私も集団の生産性には少なからず悪影響があると思っています。まず、相手の気分や感情の詳細が分かり辛い。自分が思ったより、表情や声のトーンから相手の気分や感情を察しながらコミュニケーションを取っていることに気付かされました。
そして、複数人で同時に話せない。同時に音を発するとノイズになって会話にならないので、どうしても一人ずつ順番に話すことになります。オンラインでの懇親会や飲み会も何度もやりましたが、オフラインに勝るほど盛り上がったことは一度もありません。
オンラインが当たり前になると、私も含めて、コミュニケーションに対して受け身になっていきました。ほとんどがカメラオフの環境になると、一人だけカメラオンにしているのも変なのでオフにします。相槌を打ったってノイズになるだけなので、基本的にはミュートします。徐々に挨拶もしなくなっていきます。ほぼファシリテーターだけが喋って終わる会議もたくさんありました。
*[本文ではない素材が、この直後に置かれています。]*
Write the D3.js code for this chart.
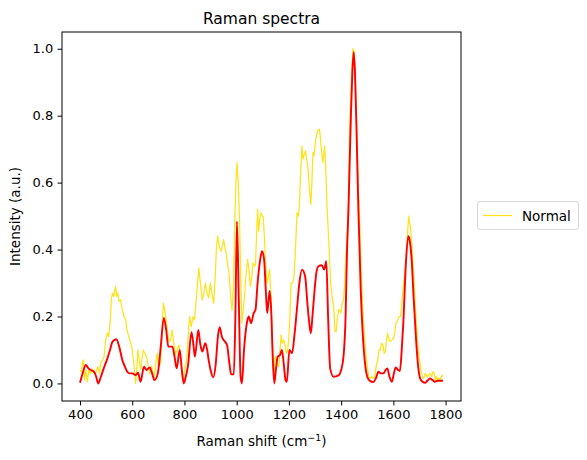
<!DOCTYPE html>
<html>
<head>
<meta charset="utf-8">
<script src="https://cdn.jsdelivr.net/npm/d3@7"></script>
<style>
  html, body { margin: 0; padding: 0; background: #fff; }
  svg { display: block; font-family: "DejaVu Sans", sans-serif; }
</style>
</head>
<body>
<svg id="chart" width="587" height="460"></svg>
<script>
// ---- data ----
const redShift = [400,410,422,432,441,454,462,470,480,493,505,515,524,539,550,562,572,581,590,600,613,622,632,645,655,667,676,685,698,708,721,730,738,754,762,770,782,790,797,805,813,827,835,840,853,860,868,880,887,893,900,910,920,928,935,943,950,963,972,979,989,995,1001,1008,1015,1020,1028,1040,1046,1055,1065,1072,1080,1090,1097,1105,1112,1117,1126,1132,1138,1144,1150,1157,1166,1173,1180,1187,1192,1202,1212,1222,1231,1240,1250,1262,1271,1278,1284,1290,1298,1305,1313,1326,1335,1343,1350,1358,1371,1390,1400,1409,1417,1422,1428,1437,1443,1448,1453,1460,1466,1475,1485,1493,1500,1510,1523,1533,1543,1552,1562,1570,1577,1585,1594,1602,1609,1618,1625,1632,1638,1648,1657,1662,1670,1678,1687,1695,1702,1712,1721,1730,1740,1750,1759,1768,1778,1790];
const redIntensity = [0.002,0.03,0.055,0.045,0.04,0.035,0.02,0.0,0.02,0.05,0.075,0.1,0.124,0.132,0.11,0.07,0.05,0.035,0.03,0.03,0.025,0.032,0.005,0.05,0.04,0.048,0.03,0.01,0.03,0.1,0.196,0.16,0.11,0.11,0.08,0.045,0.1,0.04,0.0,0.02,0.05,0.153,0.11,0.08,0.16,0.12,0.095,0.12,0.1,0.068,0.04,0.018,0.06,0.14,0.168,0.14,0.13,0.115,0.06,0.027,0.027,0.2,0.484,0.25,0.02,0.0,0.1,0.185,0.2,0.18,0.21,0.22,0.3,0.37,0.395,0.37,0.27,0.21,0.276,0.22,0.08,0.0,0.04,0.08,0.085,0.1,0.06,0.01,0.005,0.1,0.09,0.15,0.225,0.3,0.34,0.32,0.237,0.18,0.15,0.2,0.276,0.33,0.35,0.353,0.34,0.365,0.2,0.045,0.02,0.024,0.04,0.08,0.2,0.38,0.52,0.79,0.93,0.99,0.93,0.72,0.52,0.28,0.12,0.05,0.02,0.008,0.004,0.015,0.035,0.03,0.03,0.04,0.045,0.02,0.005,0.03,0.048,0.04,0.037,0.1,0.18,0.36,0.44,0.43,0.37,0.25,0.13,0.05,0.016,0.005,0.002,0.008,0.015,0.01,0.005,0.008,0.008,0.008];

const normalShift = [400,405,410,413,418,423,428,434,440,447,453,460,468,474,479,486,492,498,505,510,516,520,524,530,536,541,545,549,555,562,568,575,580,588,595,600,606,613,618,622,627,632,637,642,648,655,661,667,675,683,690,695,701,708,714,719,724,728,734,740,747,753,759,766,772,779,786,791,795,800,808,814,820,826,833,838,842,848,855,861,868,874,880,886,893,899,905,912,918,922,927,933,940,945,950,956,961,966,970,976,982,988,993,997,1001,1006,1011,1016,1020,1025,1030,1036,1042,1047,1052,1058,1063,1068,1072,1076,1080,1084,1088,1093,1097,1101,1106,1110,1116,1121,1126,1131,1135,1142,1148,1154,1161,1166,1170,1175,1180,1185,1190,1195,1199,1204,1208,1213,1218,1224,1231,1236,1240,1245,1250,1254,1257,1263,1268,1272,1278,1284,1288,1292,1296,1301,1306,1310,1317,1321,1324,1330,1337,1342,1346,1351,1356,1360,1364,1371,1377,1381,1384,1390,1394,1399,1404,1409,1414,1419,1424,1428,1432,1438,1445,1450,1455,1460,1465,1470,1477,1485,1493,1501,1506,1511,1518,1524,1528,1534,1540,1545,1550,1555,1560,1565,1569,1574,1578,1583,1589,1595,1601,1605,1610,1617,1622,1627,1632,1637,1643,1650,1655,1659,1662,1665,1670,1675,1681,1687,1693,1700,1706,1711,1716,1722,1729,1735,1742,1747,1752,1757,1761,1766,1770,1774,1779,1784,1787,1790];
const normalIntensity = [0.04,0.035,0.065,0.07,0.01,0.04,0.005,0.04,0.03,0.045,0.03,0.03,0.05,0.03,0.06,0.07,0.08,0.13,0.15,0.14,0.19,0.25,0.27,0.26,0.29,0.26,0.27,0.245,0.25,0.22,0.2,0.19,0.16,0.135,0.12,0.1,0.06,0.0,0.05,0.1,0.07,0.04,0.07,0.1,0.09,0.08,0.05,0.03,0.05,0.01,0.06,0.09,0.05,0.06,0.15,0.24,0.22,0.2,0.16,0.125,0.13,0.16,0.12,0.085,0.1,0.115,0.07,0.03,0.005,0.04,0.07,0.14,0.2,0.17,0.2,0.19,0.22,0.28,0.345,0.3,0.25,0.27,0.3,0.27,0.255,0.3,0.27,0.24,0.32,0.4,0.44,0.41,0.395,0.41,0.43,0.4,0.385,0.35,0.335,0.27,0.218,0.3,0.5,0.6,0.66,0.6,0.485,0.3,0.18,0.22,0.26,0.33,0.37,0.34,0.29,0.32,0.36,0.35,0.355,0.44,0.52,0.455,0.49,0.51,0.5,0.5,0.44,0.37,0.3,0.32,0.34,0.26,0.17,0.02,0.08,0.06,0.05,0.1,0.145,0.12,0.13,0.115,0.09,0.1,0.13,0.2,0.3,0.3,0.31,0.38,0.51,0.5,0.53,0.63,0.71,0.67,0.68,0.695,0.67,0.65,0.59,0.535,0.6,0.69,0.68,0.72,0.74,0.755,0.76,0.73,0.7,0.66,0.71,0.62,0.53,0.45,0.37,0.3,0.27,0.23,0.155,0.155,0.185,0.22,0.22,0.21,0.24,0.25,0.3,0.385,0.46,0.53,0.74,0.88,1.0,0.99,0.9,0.74,0.6,0.5,0.33,0.19,0.1,0.045,0.02,0.015,0.02,0.015,0.02,0.05,0.07,0.1,0.1,0.12,0.115,0.09,0.095,0.13,0.15,0.13,0.125,0.13,0.135,0.15,0.18,0.19,0.2,0.2,0.24,0.28,0.32,0.38,0.46,0.5,0.48,0.47,0.42,0.36,0.28,0.19,0.12,0.07,0.04,0.02,0.015,0.03,0.02,0.025,0.03,0.02,0.035,0.03,0.01,0.02,0.005,0.015,0.01,0.02,0.025,0.02];

const xTicks = [400, 600, 800, 1000, 1200, 1400, 1600, 1800];
const yTicks = [0.0, 0.2, 0.4, 0.6, 0.8, 1.0];
const legendLabels = ["Normal"];

// ---- layout ----
const svg = d3.select("#chart");
const plot = { left: 62, top: 32, right: 461, bottom: 401 };
const x = d3.scaleLinear().domain([331, 1859]).range([plot.left, plot.right]);
const y = d3.scaleLinear().domain([-0.0525, 1.05]).range([plot.bottom, plot.top]);

const yellowColor = "#FFE31A";
const redColor = "#FF0000";
const fsTick = 13;
const fsLabel = 13.5;

const clipId = "plotclip";
svg.append("clipPath").attr("id", clipId).append("rect")
  .attr("x", plot.left).attr("y", plot.top)
  .attr("width", plot.right - plot.left).attr("height", plot.bottom - plot.top);

const g = svg.append("g").attr("clip-path", `url(#${clipId})`);

const normalData = normalShift.map((s, i) => [s, normalIntensity[i]]);
const redData = redShift.map((s, i) => [s, redIntensity[i]]);

g.append("path")
  .datum(normalData)
  .attr("fill", "none")
  .attr("stroke", yellowColor)
  .attr("stroke-width", 1.25)
  .attr("stroke-linejoin", "round")
  .attr("d", d3.line().x(d => x(d[0])).y(d => y(d[1])));

g.append("path")
  .datum(redData)
  .attr("fill", "none")
  .attr("stroke", redColor)
  .attr("stroke-width", 1.9)
  .attr("stroke-linejoin", "round")
  .attr("d", d3.line().curve(d3.curveMonotoneX).x(d => x(d[0])).y(d => y(d[1])));

// axes
const xAxis = svg.append("g")
  .attr("transform", `translate(0,${plot.bottom})`)
  .call(d3.axisBottom(x).tickValues(xTicks).tickFormat(d3.format("d")).tickSize(4.4).tickPadding(4.2));
const yAxis = svg.append("g")
  .attr("transform", `translate(${plot.left},0)`)
  .call(d3.axisLeft(y).tickValues(yTicks).tickFormat(d3.format(".1f")).tickSize(4.4).tickPadding(4.4));

[xAxis, yAxis].forEach(a => {
  a.select(".domain").remove();
  a.selectAll(".tick line").attr("stroke", "#000").attr("stroke-width", 1);
  a.selectAll(".tick text").attr("fill", "#000").style("font-size", fsTick + "px")
    .style("font-family", '"DejaVu Sans", sans-serif');
});

// frame
svg.append("rect")
  .attr("x", plot.left).attr("y", plot.top)
  .attr("width", plot.right - plot.left).attr("height", plot.bottom - plot.top)
  .attr("fill", "none").attr("stroke", "#000").attr("stroke-width", 1);

// title & labels
const cx = (plot.left + plot.right) / 2;
svg.append("text").attr("x", cx).attr("y", 24)
  .attr("text-anchor", "middle").style("font-size", "15.5px").text("Raman spectra");

const xl = svg.append("text").attr("x", cx).attr("y", 446)
  .attr("text-anchor", "middle").style("font-size", fsLabel + "px");
xl.append("tspan").text("Raman shift (cm");
xl.append("tspan").text("\u22121").attr("dy", -5.5).style("font-size", "9.5px");
xl.append("tspan").text(")").attr("dy", 5.5);

svg.append("text")
  .attr("transform", `translate(20,${(plot.top + plot.bottom) / 2}) rotate(-90)`)
  .attr("text-anchor", "middle").style("font-size", fsLabel + "px").text("Intensity (a.u.)");

// legend
const lg = svg.append("g");
lg.append("rect").attr("x", 477.5).attr("y", 201.5).attr("width", 101).attr("height", 28)
  .attr("rx", 2.5).attr("fill", "#fff").attr("stroke", "#d6d6d6").attr("stroke-width", 1);
legendLabels.forEach((lab, i) => {
  lg.append("line").attr("x1", 483).attr("x2", 512).attr("y1", 215.5 + i * 18).attr("y2", 215.5 + i * 18)
    .attr("stroke", yellowColor).attr("stroke-width", 1.25);
  lg.append("text").attr("x", 522).attr("y", 220.5 + i * 18).style("font-size", fsLabel + "px").text(lab);
});
</script>
</body>
</html>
こういった課題があると、端的に言って、みんなと仲良くなれません。1on1を重ねた相手とはそれなりには仲良くなれますが、そういった機会のないメンバーと仲良くなることはかなり難しいです。挨拶も雑談もないので当然と言えば当然です。
ソフトウェア開発は黙々と設計を考えたりコードを書いたりする時間が長い職種なので、そういった時間はむしろ家の方がパフォーマンスが高いと私は感じます。正直言って、私個人が仕事をこなす上では特に課題を感じていません。ただやっぱり、3人以上の人数で難易度の高いことを唸りながら一緒にやるのは難しくなっているのかなと思います。オフラインで会うメリットは、究極「仲間感」みたいな定量的な数値では表し辛いフワッとした感覚にあって、その先に集団としての生産性の差が出てくるのだと思ってます。
AIを間に挟んだコミュニケーションの課題
結局、細かい感情やニュアンスの理解、そして集団でのコミュニケーションと生産性の最大化を考えると、人が英語を使って話せることの需要は今後も消えないと思ってます。
AIは英会話や英語学習を補完する強力なツールとして活用できると思いますし、これからもそういった用途としては進化を続けると思います。
ただ、AIを間に挟んだコミュニケーションだと、「フルリモート VS 出社」で課題に上がったことと同じ問題が生じ得ます。感情が分かり辛い。複数人で同時に話すのが難しい。面倒なので最低限のコミュニケーションだけに減っていく。こういった問題が起きると思います。
それだけでなく、英語を学ぶことは単なる言語の理解にとどまらず、思考や文化理解にも深く関わります。よく、英語を話している自分と日本語を話している自分はちょっと別人になる、という話を聞きます。私自身も感じます。また、英語を英語のままで理解することで伝わる文化や価値観、感情があります。例えばユーモア一つとってもそうです。先述の通り、フレンズを日本語字幕で見てもあまり面白くありません。
未来は正確に読むことはできません。私は合っているかもしれないし、間違っているかもしれません。でも、現実として2025年現在は、これだけ翻訳技術が発達してもなお、国際的な組織におけるソフトウェアエンジニアの求人では英語が必須とされています。来るか来ないか分からない時代を待っているくらいなら、今動いたほうが後悔はないと思います。役に立つかどうかという視点を除いても、英語は必ず人生を豊かにします。時間が無駄になるなんてことは決してないです。
英語なんて言葉なんだ。こんなものやれば誰だってできる。by 東進ハイスクールの英語講師安河内先生
なんか遥か昔にこんなCM流れてましたけど、これは本当にそう思います。世界中の人にできるんだから日本人にだってできないわけがないんですよね。ただ必要に迫られてないからやってなくてできないだけなんだと思います。私も全然まだまだなのでこれからもっと英語に慣れていかなきゃなと思ってます。覚悟決めてやっていきましょう。